EXERCISE
Print exactly the lines that run from the line containing "Emit a LaTeX" to the line containing "width=51pt,minimum height=18pt] (dnkey)", both included, and nothing else; pictures stay out.

★ ★ ★ ★ ★ ★ ★

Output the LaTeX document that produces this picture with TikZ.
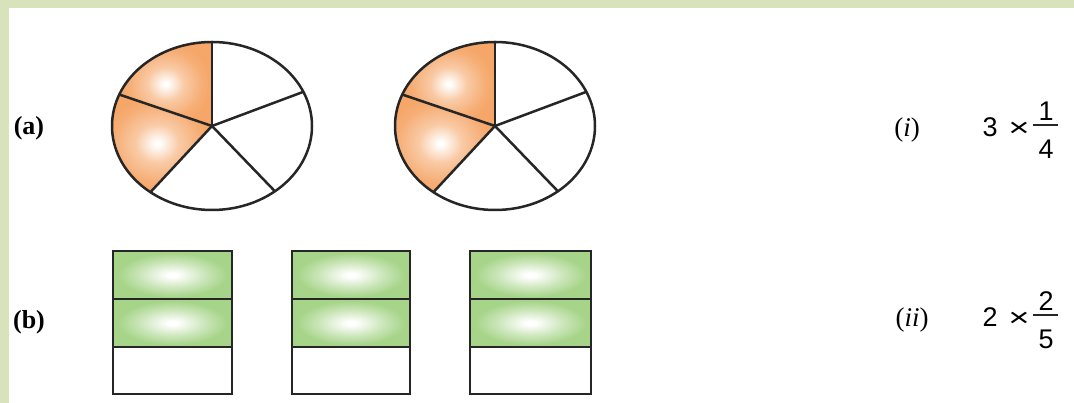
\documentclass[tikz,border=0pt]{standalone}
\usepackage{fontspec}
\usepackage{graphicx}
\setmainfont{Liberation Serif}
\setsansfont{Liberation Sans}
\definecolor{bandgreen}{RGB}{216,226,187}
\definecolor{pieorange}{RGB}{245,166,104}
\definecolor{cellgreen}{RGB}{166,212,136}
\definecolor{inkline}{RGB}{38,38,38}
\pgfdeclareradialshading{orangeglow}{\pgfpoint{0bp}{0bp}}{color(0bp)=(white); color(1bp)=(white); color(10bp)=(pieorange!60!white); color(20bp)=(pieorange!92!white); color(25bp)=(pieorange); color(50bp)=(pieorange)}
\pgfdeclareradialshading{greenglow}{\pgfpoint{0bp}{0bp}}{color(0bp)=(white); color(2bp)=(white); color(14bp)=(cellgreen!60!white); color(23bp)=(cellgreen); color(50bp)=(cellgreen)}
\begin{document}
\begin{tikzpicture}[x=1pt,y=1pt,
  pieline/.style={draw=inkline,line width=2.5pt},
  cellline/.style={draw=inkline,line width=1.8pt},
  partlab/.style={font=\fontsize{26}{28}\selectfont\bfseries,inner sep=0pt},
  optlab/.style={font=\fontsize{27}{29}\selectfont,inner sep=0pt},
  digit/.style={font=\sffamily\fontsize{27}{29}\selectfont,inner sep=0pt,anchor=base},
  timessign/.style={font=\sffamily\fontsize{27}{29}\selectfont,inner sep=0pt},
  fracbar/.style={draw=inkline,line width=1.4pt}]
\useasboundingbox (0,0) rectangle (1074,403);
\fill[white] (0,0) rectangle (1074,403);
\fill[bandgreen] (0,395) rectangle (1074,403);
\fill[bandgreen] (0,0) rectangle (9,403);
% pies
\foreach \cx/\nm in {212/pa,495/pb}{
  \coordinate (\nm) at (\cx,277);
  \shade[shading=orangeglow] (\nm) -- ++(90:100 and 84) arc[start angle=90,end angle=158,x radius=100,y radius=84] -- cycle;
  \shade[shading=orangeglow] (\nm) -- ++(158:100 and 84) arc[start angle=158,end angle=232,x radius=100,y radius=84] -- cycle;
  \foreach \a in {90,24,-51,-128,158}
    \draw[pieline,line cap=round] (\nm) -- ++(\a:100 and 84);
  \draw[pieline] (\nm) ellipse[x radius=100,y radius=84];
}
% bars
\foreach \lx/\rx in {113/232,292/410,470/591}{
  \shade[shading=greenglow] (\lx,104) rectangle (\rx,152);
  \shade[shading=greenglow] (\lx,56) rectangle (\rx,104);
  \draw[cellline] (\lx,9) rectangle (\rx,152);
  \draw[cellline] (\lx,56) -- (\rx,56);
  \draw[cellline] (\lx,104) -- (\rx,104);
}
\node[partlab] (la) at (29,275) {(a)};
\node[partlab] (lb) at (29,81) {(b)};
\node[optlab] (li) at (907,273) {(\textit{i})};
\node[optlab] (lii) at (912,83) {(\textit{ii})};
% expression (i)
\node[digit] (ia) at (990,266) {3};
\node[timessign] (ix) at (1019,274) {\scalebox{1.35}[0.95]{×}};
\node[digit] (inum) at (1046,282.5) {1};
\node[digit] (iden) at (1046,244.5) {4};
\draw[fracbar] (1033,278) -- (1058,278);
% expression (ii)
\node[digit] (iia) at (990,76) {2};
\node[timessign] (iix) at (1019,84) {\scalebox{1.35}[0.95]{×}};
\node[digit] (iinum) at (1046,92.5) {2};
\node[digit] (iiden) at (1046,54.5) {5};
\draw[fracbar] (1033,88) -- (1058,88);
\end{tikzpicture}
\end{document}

★ ★ ★ ★ ★ ★ ★

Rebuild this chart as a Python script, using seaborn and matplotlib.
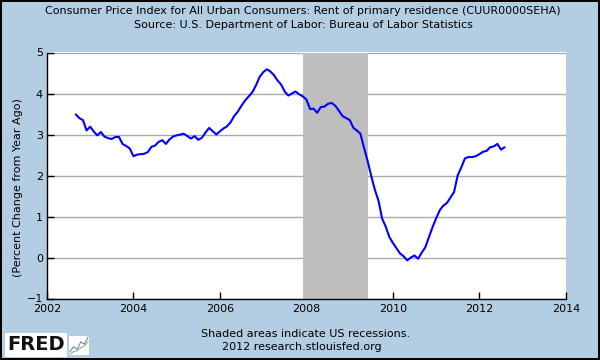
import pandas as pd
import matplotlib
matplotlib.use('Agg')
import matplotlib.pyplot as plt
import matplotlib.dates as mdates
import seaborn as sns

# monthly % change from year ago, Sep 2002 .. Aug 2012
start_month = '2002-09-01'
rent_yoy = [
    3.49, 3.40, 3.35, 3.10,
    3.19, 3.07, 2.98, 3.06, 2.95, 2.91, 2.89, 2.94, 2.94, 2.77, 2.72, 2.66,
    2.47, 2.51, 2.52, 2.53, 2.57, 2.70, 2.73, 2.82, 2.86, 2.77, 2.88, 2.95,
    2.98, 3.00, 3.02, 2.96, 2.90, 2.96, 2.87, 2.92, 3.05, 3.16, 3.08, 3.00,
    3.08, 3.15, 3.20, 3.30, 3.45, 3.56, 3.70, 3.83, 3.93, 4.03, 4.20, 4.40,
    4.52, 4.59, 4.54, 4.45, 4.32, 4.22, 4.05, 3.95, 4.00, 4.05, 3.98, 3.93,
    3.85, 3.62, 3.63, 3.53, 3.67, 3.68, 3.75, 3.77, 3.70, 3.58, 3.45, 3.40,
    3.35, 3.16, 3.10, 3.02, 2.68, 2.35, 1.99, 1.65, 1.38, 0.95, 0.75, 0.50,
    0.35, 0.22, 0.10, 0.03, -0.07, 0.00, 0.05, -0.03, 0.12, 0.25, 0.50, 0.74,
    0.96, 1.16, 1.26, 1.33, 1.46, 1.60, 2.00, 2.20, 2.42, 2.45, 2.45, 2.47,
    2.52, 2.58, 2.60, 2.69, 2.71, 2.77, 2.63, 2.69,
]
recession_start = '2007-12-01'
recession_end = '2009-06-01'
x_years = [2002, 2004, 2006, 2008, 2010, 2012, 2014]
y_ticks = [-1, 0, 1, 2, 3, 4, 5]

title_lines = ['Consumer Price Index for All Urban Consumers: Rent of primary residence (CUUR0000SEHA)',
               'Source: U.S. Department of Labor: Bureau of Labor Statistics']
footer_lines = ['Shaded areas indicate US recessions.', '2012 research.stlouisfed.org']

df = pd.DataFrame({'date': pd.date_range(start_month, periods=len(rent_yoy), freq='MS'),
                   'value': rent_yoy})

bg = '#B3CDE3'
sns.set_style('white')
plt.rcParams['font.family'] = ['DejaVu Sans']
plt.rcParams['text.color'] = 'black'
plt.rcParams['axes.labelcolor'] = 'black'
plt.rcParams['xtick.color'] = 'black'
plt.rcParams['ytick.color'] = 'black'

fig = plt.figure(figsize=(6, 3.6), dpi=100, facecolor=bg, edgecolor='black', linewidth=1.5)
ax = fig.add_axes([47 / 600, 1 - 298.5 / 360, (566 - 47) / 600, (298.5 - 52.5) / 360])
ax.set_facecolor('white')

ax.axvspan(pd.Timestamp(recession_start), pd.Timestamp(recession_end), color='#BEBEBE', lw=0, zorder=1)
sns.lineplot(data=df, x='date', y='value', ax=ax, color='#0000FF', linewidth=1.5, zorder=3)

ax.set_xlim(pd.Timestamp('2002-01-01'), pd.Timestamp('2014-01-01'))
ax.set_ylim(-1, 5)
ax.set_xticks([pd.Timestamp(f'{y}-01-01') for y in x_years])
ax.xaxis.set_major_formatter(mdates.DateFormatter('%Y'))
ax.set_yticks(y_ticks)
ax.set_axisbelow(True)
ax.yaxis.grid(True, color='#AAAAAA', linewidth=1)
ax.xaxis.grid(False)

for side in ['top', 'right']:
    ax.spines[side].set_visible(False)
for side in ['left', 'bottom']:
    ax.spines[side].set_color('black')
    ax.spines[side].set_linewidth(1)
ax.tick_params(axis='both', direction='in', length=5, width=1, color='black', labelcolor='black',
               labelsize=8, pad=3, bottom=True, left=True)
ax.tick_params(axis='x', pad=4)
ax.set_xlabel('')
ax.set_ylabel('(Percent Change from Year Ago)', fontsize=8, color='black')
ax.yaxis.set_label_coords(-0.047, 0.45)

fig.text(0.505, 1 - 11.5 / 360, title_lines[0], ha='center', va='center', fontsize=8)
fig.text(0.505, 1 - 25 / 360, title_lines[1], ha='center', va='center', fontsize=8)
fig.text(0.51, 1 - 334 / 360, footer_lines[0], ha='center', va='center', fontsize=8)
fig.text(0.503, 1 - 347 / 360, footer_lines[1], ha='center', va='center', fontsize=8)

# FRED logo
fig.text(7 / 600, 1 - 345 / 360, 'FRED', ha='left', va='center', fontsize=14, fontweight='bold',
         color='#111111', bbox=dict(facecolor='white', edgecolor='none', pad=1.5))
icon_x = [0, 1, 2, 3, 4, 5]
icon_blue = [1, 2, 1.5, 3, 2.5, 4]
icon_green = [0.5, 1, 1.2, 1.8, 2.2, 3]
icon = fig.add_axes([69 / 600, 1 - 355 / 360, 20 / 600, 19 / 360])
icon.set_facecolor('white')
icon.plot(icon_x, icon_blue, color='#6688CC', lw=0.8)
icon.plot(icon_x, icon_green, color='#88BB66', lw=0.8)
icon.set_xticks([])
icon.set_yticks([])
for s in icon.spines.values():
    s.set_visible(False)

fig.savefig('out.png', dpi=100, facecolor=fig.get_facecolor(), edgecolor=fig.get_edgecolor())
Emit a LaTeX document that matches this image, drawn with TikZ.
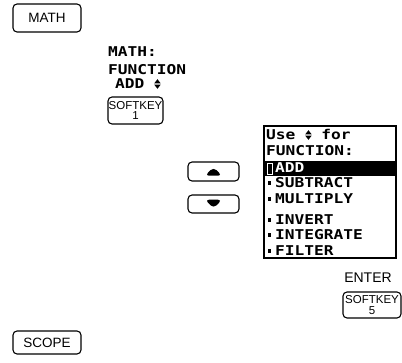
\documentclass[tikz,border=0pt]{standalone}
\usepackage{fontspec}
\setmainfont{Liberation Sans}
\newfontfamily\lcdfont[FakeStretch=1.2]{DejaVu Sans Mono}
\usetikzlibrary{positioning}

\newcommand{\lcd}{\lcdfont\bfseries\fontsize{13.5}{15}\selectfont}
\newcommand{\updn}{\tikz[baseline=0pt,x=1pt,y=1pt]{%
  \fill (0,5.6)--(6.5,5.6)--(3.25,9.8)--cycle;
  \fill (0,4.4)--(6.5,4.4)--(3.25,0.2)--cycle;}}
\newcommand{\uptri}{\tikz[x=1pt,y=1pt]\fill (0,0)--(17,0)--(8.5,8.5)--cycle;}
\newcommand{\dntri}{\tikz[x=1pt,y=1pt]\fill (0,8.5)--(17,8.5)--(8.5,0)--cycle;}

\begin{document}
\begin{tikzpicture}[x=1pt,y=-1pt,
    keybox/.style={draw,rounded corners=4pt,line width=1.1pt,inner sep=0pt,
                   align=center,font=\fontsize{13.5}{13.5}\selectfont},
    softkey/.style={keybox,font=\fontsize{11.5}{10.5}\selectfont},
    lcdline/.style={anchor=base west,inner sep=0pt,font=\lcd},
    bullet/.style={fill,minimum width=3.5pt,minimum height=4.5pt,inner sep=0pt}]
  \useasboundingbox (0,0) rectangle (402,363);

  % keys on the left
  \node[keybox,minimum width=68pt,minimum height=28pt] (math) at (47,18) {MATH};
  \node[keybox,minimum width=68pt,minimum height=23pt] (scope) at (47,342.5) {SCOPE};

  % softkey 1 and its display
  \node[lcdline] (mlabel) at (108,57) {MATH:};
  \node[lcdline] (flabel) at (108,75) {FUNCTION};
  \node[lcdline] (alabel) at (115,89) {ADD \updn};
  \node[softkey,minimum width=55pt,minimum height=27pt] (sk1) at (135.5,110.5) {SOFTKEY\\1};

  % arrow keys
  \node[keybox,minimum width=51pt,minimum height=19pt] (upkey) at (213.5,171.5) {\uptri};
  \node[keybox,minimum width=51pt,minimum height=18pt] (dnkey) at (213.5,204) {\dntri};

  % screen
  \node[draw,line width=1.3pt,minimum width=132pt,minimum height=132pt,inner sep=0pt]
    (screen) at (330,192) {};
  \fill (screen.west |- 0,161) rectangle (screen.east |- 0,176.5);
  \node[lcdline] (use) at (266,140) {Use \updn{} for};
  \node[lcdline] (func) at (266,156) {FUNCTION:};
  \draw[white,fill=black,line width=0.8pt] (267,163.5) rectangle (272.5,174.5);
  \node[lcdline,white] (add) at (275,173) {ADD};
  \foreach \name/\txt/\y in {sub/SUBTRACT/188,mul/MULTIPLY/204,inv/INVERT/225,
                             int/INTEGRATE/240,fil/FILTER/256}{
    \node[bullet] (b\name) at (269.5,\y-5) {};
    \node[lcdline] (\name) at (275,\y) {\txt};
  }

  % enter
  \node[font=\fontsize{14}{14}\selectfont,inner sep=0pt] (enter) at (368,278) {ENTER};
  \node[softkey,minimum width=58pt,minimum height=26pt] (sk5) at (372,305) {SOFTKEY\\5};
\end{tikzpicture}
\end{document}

★ ★ ★ ★ ★ ★ ★

SOLUTION FOR THIS TASK
Emit a LaTeX document that matches this image, drawn with TikZ.
\documentclass[tikz,border=0pt]{standalone}
\usepackage{fontspec}
\setmainfont{Liberation Sans}
\newfontfamily\lcdfont[FakeStretch=1.2]{DejaVu Sans Mono}
\usetikzlibrary{positioning}

\newcommand{\lcd}{\lcdfont\bfseries\fontsize{13.5}{15}\selectfont}
\newcommand{\updn}{\tikz[baseline=0pt,x=1pt,y=1pt]{%
  \fill (0,5.6)--(6.5,5.6)--(3.25,9.8)--cycle;
  \fill (0,4.4)--(6.5,4.4)--(3.25,0.2)--cycle;}}
\newcommand{\uptri}{\tikz[x=1pt,y=1pt]\fill (0,0)--(17,0)--(8.5,8.5)--cycle;}
\newcommand{\dntri}{\tikz[x=1pt,y=1pt]\fill (0,8.5)--(17,8.5)--(8.5,0)--cycle;}

\begin{document}
\begin{tikzpicture}[x=1pt,y=-1pt,
    keybox/.style={draw,rounded corners=4pt,line width=1.1pt,inner sep=0pt,
                   align=center,font=\fontsize{13.5}{13.5}\selectfont},
    softkey/.style={keybox,font=\fontsize{11.5}{10.5}\selectfont},
    lcdline/.style={anchor=base west,inner sep=0pt,font=\lcd},
    bullet/.style={fill,minimum width=3.5pt,minimum height=4.5pt,inner sep=0pt}]
  \useasboundingbox (0,0) rectangle (402,363);

  % keys on the left
  \node[keybox,minimum width=68pt,minimum height=28pt] (math) at (47,18) {MATH};
  \node[keybox,minimum width=68pt,minimum height=23pt] (scope) at (47,342.5) {SCOPE};

  % softkey 1 and its display
  \node[lcdline] (mlabel) at (108,57) {MATH:};
  \node[lcdline] (flabel) at (108,75) {FUNCTION};
  \node[lcdline] (alabel) at (115,89) {ADD \updn};
  \node[softkey,minimum width=55pt,minimum height=27pt] (sk1) at (135.5,110.5) {SOFTKEY\\1};

  % arrow keys
  \node[keybox,minimum width=51pt,minimum height=19pt] (upkey) at (213.5,171.5) {\uptri};
  \node[keybox,minimum width=51pt,minimum height=18pt] (dnkey) at (213.5,204) {\dntri};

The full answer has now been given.